Posted to user@spark.apache.org by Naveen Kumar Pokala <np...@spcapitaliq.com> on 2014/11/11 13:58:13 UTC

save as file

Hi,

I am spark 1.1.0. I need a help regarding saving rdd in a JSON file?

How to do that? And how to mentions hdfs path in the program.


-Naveen

Re: save as file

Posted by Ritesh Kumar Singh <ri...@gmail.com>.

We have RDD.saveAsTextFile and RDD.saveAsObjectFile for saving the output
to any location specified. The params to be provided are:
>path of storage location
>no. of partitions

For giving an hdfs path we use the following format:
"/user/<user-name>/<directory-to-sore>/"

On Tue, Nov 11, 2014 at 6:28 PM, Naveen Kumar Pokala <
npokala@spcapitaliq.com> wrote:

> Hi,
>
>
>
> I am spark 1.1.0. I need a help regarding saving rdd in a JSON file?
>
>
>
> How to do that?

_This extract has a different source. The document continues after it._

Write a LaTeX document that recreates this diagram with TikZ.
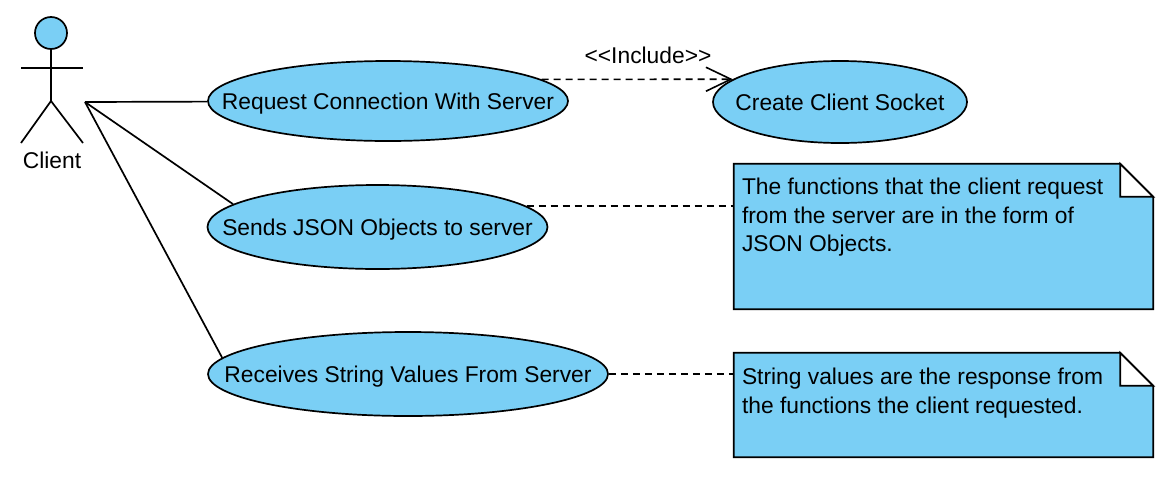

And how to mentions hdfs path in the program.
>
>
>
>
>
> -Naveen
>
>
>
>
>

Re: save as file

Posted by Akhil Das <ak...@sigmoidanalytics.com>.

One approach would be to use SaveAsNewAPIHadoop file and specify
jsonOutputFormat.

Another simple one would be like:

val rdd = sc.parallelize(1 to 100)
val json = rdd.map(x => {
      val m: Map[String, Int] = Map("id" -> x)
      new JSONObject(m) })

json.saveAsTextFile("output")

Thanks
Best Regards

On Tue, Nov 11, 2014 at 6:28 PM, Naveen Kumar Pokala <
npokala@spcapitaliq.com> wrote:

> Hi,
>
>
>
> I am spark 1.1.0. I need a help regarding saving rdd in a JSON file?
>
>
>
> How to do that? And how to mentions hdfs path in the program.
>
>
>
>
>
> -Naveen
>
>
>
>
>